Write the listing below out again exactly, dropping the images.

### Data excerpt
* * *
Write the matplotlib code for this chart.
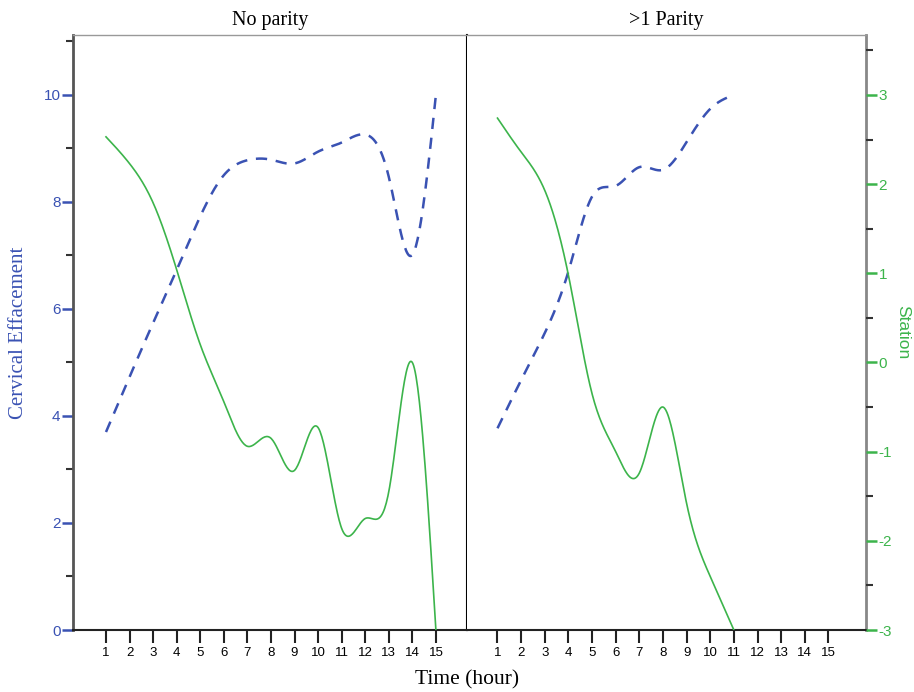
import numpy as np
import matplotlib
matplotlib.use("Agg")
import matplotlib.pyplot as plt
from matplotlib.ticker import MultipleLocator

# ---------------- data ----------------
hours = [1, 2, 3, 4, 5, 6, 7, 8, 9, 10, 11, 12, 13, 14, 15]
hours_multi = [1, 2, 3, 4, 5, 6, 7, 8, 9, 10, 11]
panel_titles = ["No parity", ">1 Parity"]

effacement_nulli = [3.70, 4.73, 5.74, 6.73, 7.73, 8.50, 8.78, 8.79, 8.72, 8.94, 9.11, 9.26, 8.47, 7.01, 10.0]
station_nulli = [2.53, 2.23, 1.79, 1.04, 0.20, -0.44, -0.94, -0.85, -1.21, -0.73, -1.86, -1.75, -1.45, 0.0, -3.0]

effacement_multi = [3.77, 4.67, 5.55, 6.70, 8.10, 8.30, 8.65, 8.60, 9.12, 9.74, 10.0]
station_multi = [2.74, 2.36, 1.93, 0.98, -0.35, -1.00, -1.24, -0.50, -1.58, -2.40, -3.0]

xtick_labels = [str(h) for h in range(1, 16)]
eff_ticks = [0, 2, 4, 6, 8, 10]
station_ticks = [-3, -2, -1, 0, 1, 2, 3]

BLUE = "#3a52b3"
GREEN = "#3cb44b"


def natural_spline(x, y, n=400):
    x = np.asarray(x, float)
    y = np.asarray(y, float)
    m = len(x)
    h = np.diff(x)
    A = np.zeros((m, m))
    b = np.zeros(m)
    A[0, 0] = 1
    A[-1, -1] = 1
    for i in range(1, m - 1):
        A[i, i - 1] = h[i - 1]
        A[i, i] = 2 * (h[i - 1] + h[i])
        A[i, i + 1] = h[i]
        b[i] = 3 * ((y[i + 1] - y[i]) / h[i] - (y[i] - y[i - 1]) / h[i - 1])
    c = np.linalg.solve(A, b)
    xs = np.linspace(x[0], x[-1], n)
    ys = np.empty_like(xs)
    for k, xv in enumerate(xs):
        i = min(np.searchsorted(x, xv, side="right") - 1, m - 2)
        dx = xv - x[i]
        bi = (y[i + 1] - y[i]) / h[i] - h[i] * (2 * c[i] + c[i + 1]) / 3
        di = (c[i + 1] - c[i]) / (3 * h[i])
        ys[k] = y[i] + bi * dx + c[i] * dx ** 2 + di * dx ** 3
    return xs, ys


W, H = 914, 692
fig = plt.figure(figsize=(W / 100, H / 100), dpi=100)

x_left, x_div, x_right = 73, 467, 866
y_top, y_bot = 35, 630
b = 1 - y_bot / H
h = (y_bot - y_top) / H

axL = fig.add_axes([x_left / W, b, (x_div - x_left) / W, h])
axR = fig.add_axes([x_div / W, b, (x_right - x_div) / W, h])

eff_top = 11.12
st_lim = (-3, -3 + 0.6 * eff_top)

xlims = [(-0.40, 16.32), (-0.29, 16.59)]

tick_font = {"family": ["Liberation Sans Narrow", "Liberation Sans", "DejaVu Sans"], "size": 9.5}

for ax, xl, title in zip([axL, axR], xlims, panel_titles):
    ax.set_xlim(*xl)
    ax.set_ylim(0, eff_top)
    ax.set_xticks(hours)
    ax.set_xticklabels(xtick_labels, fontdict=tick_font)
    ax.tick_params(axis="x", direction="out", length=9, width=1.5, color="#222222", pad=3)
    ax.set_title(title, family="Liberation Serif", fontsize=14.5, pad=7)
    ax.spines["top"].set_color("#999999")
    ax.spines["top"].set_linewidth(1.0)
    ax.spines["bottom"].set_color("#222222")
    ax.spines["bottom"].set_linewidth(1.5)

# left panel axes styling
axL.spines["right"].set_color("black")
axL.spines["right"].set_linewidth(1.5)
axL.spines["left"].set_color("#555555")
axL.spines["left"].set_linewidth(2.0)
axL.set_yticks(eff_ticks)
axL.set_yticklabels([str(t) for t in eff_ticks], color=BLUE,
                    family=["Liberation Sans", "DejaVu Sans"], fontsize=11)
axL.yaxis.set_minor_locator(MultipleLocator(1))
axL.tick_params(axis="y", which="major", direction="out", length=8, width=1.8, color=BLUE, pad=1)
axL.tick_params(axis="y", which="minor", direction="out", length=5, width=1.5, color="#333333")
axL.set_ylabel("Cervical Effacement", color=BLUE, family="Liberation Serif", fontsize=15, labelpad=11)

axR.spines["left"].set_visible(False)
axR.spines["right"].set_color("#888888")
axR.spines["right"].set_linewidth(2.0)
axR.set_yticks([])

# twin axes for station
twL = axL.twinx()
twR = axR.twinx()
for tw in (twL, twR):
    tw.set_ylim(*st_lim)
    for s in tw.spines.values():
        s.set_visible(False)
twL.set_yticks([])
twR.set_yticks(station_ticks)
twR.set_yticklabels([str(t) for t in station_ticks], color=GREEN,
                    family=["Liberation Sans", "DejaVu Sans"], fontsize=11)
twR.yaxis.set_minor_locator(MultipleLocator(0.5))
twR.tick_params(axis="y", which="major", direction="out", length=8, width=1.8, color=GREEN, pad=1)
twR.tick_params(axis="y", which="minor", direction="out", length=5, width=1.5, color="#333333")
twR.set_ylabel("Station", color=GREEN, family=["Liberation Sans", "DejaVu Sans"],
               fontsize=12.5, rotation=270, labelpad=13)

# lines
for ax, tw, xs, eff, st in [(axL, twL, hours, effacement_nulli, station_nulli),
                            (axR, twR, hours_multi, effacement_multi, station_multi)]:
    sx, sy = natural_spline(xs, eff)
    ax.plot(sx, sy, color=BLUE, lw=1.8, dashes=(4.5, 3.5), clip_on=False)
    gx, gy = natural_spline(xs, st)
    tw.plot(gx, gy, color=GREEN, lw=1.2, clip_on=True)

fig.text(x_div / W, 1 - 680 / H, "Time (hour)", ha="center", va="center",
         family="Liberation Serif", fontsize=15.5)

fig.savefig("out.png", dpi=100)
* * *
### Output below
Write the matplotlib code for this chart.
import numpy as np
import matplotlib
matplotlib.use("Agg")
import matplotlib.pyplot as plt
from matplotlib.ticker import MultipleLocator

# ---------------- data ----------------
hours = [1, 2, 3, 4, 5, 6, 7, 8, 9, 10, 11, 12, 13, 14, 15]
hours_multi = [1, 2, 3, 4, 5, 6, 7, 8, 9, 10, 11]
panel_titles = ["No parity", ">1 Parity"]

effacement_nulli = [3.70, 4.73, 5.74, 6.73, 7.73, 8.50, 8.78, 8.79, 8.72, 8.94, 9.11, 9.26, 8.47, 7.01, 10.0]
station_nulli = [2.53, 2.23, 1.79, 1.04, 0.20, -0.44, -0.94, -0.85, -1.21, -0.73, -1.86, -1.75, -1.45, 0.0, -3.0]

effacement_multi = [3.77, 4.67, 5.55, 6.70, 8.10, 8.30, 8.65, 8.60, 9.12, 9.74, 10.0]
station_multi = [2.74, 2.36, 1.93, 0.98, -0.35, -1.00, -1.24, -0.50, -1.58, -2.40, -3.0]

xtick_labels = [str(h) for h in range(1, 16)]
eff_ticks = [0, 2, 4, 6, 8, 10]
station_ticks = [-3, -2, -1, 0, 1, 2, 3]

BLUE = "#3a52b3"
GREEN = "#3cb44b"


def natural_spline(x, y, n=400):
    x = np.asarray(x, float)
    y = np.asarray(y, float)
    m = len(x)
    h = np.diff(x)
    A = np.zeros((m, m))
    b = np.zeros(m)
    A[0, 0] = 1
    A[-1, -1] = 1
    for i in range(1, m - 1):
        A[i, i - 1] = h[i - 1]
        A[i, i] = 2 * (h[i - 1] + h[i])
        A[i, i + 1] = h[i]
        b[i] = 3 * ((y[i + 1] - y[i]) / h[i] - (y[i] - y[i - 1]) / h[i - 1])
    c = np.linalg.solve(A, b)
    xs = np.linspace(x[0], x[-1], n)
    ys = np.empty_like(xs)
    for k, xv in enumerate(xs):
        i = min(np.searchsorted(x, xv, side="right") - 1, m - 2)
        dx = xv - x[i]
        bi = (y[i + 1] - y[i]) / h[i] - h[i] * (2 * c[i] + c[i + 1]) / 3
        di = (c[i + 1] - c[i]) / (3 * h[i])
        ys[k] = y[i] + bi * dx + c[i] * dx ** 2 + di * dx ** 3
    return xs, ys


W, H = 914, 692
fig = plt.figure(figsize=(W / 100, H / 100), dpi=100)

x_left, x_div, x_right = 73, 467, 866
y_top, y_bot = 35, 630
b = 1 - y_bot / H
h = (y_bot - y_top) / H

axL = fig.add_axes([x_left / W, b, (x_div - x_left) / W, h])
axR = fig.add_axes([x_div / W, b, (x_right - x_div) / W, h])

eff_top = 11.12
st_lim = (-3, -3 + 0.6 * eff_top)

xlims = [(-0.40, 16.32), (-0.29, 16.59)]

tick_font = {"family": ["Liberation Sans Narrow", "Liberation Sans", "DejaVu Sans"], "size": 9.5}

for ax, xl, title in zip([axL, axR], xlims, panel_titles):
    ax.set_xlim(*xl)
    ax.set_ylim(0, eff_top)
    ax.set_xticks(hours)
    ax.set_xticklabels(xtick_labels, fontdict=tick_font)
    ax.tick_params(axis="x", direction="out", length=9, width=1.5, color="#222222", pad=3)
    ax.set_title(title, family="Liberation Serif", fontsize=14.5, pad=7)
    ax.spines["top"].set_color("#999999")
    ax.spines["top"].set_linewidth(1.0)
    ax.spines["bottom"].set_color("#222222")
    ax.spines["bottom"].set_linewidth(1.5)

# left panel axes styling
axL.spines["right"].set_color("black")
axL.spines["right"].set_linewidth(1.5)
axL.spines["left"].set_color("#555555")
axL.spines["left"].set_linewidth(2.0)
axL.set_yticks(eff_ticks)
axL.set_yticklabels([str(t) for t in eff_ticks], color=BLUE,
                    family=["Liberation Sans", "DejaVu Sans"], fontsize=11)
axL.yaxis.set_minor_locator(MultipleLocator(1))
axL.tick_params(axis="y", which="major", direction="out", length=8, width=1.8, color=BLUE, pad=1)
axL.tick_params(axis="y", which="minor", direction="out", length=5, width=1.5, color="#333333")
axL.set_ylabel("Cervical Effacement", color=BLUE, family="Liberation Serif", fontsize=15, labelpad=11)

axR.spines["left"].set_visible(False)
axR.spines["right"].set_color("#888888")
axR.spines["right"].set_linewidth(2.0)
axR.set_yticks([])

# twin axes for station
twL = axL.twinx()
twR = axR.twinx()
for tw in (twL, twR):
    tw.set_ylim(*st_lim)
    for s in tw.spines.values():
        s.set_visible(False)
twL.set_yticks([])
twR.set_yticks(station_ticks)
twR.set_yticklabels([str(t) for t in station_ticks], color=GREEN,
                    family=["Liberation Sans", "DejaVu Sans"], fontsize=11)
twR.yaxis.set_minor_locator(MultipleLocator(0.5))
twR.tick_params(axis="y", which="major", direction="out", length=8, width=1.8, color=GREEN, pad=1)
twR.tick_params(axis="y", which="minor", direction="out", length=5, width=1.5, color="#333333")
twR.set_ylabel("Station", color=GREEN, family=["Liberation Sans", "DejaVu Sans"],
               fontsize=12.5, rotation=270, labelpad=13)

# lines
for ax, tw, xs, eff, st in [(axL, twL, hours, effacement_nulli, station_nulli),
                            (axR, twR, hours_multi, effacement_multi, station_multi)]:
    sx, sy = natural_spline(xs, eff)
    ax.plot(sx, sy, color=BLUE, lw=1.8, dashes=(4.5, 3.5), clip_on=False)
    gx, gy = natural_spline(xs, st)
    tw.plot(gx, gy, color=GREEN, lw=1.2, clip_on=True)

fig.text(x_div / W, 1 - 680 / H, "Time (hour)", ha="center", va="center",
         family="Liberation Serif", fontsize=15.5)

fig.savefig("out.png", dpi=100)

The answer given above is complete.